LOS ANGELES (CA)
Los Angeles Times
By Harriet Ryan and Victoria Kim, Los Angeles Times
March 15, 2013
In an acknowledgment that new revelations in the priest abuse scandal have tarnished the church’s image, lawyers for the Archdiocese of Los Angeles are seeking to postpone upcoming sexual abuse trials or relocate them to a courthouse 200 miles away because they don’t believe they can get a fair trial in Southern California.
The church’s request to a judge for a delay or change of venue in pending cases this week came just hours after the announcement that the archdiocese would pay two brothers an unprecedented $4 million each to avoid a molestation trial set for April. The payouts to the men, part of a $10-million deal ending four lawsuits, dwarfed settlements the church paid victims in recent years and underscored the archdiocese’s reluctance to face juries in its own backyard.

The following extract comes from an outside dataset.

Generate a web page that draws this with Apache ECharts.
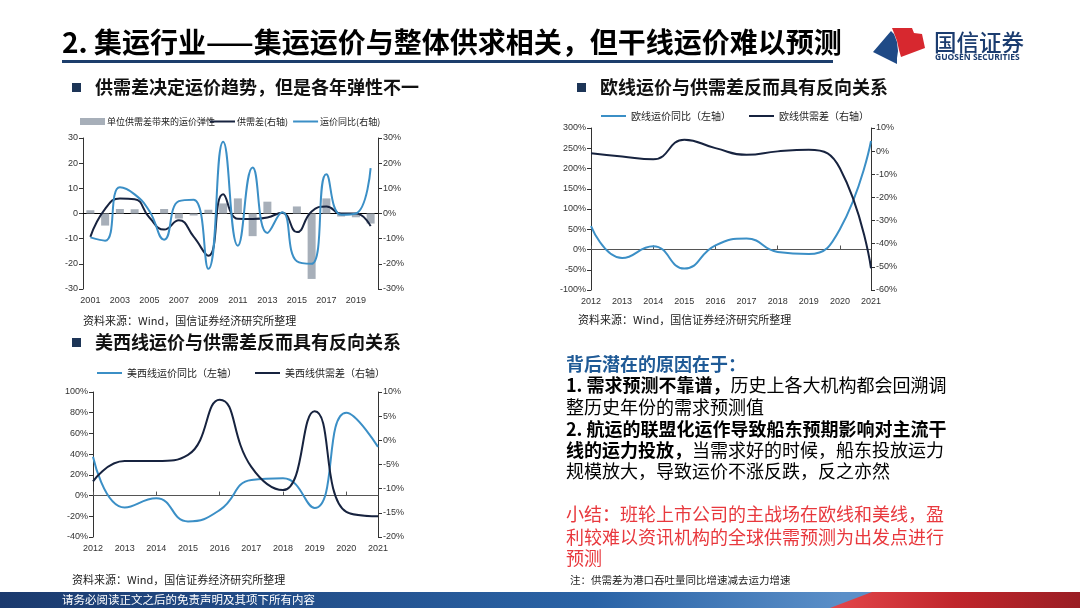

“We think that the environment in Los Angeles today is currently hostile,” archdiocese lawyer J. Michael Hennigan said.
The January release of personnel files showing that church hierarchy in the 1980s and 1990s shielded abuser priests from police refocused public attention on the clergy sex scandal. In court papers, archdiocese attorneys blamed media coverage, which they described as “unrelenting obloquy, condemnation and contempt,” for poisoning the potential jury pool.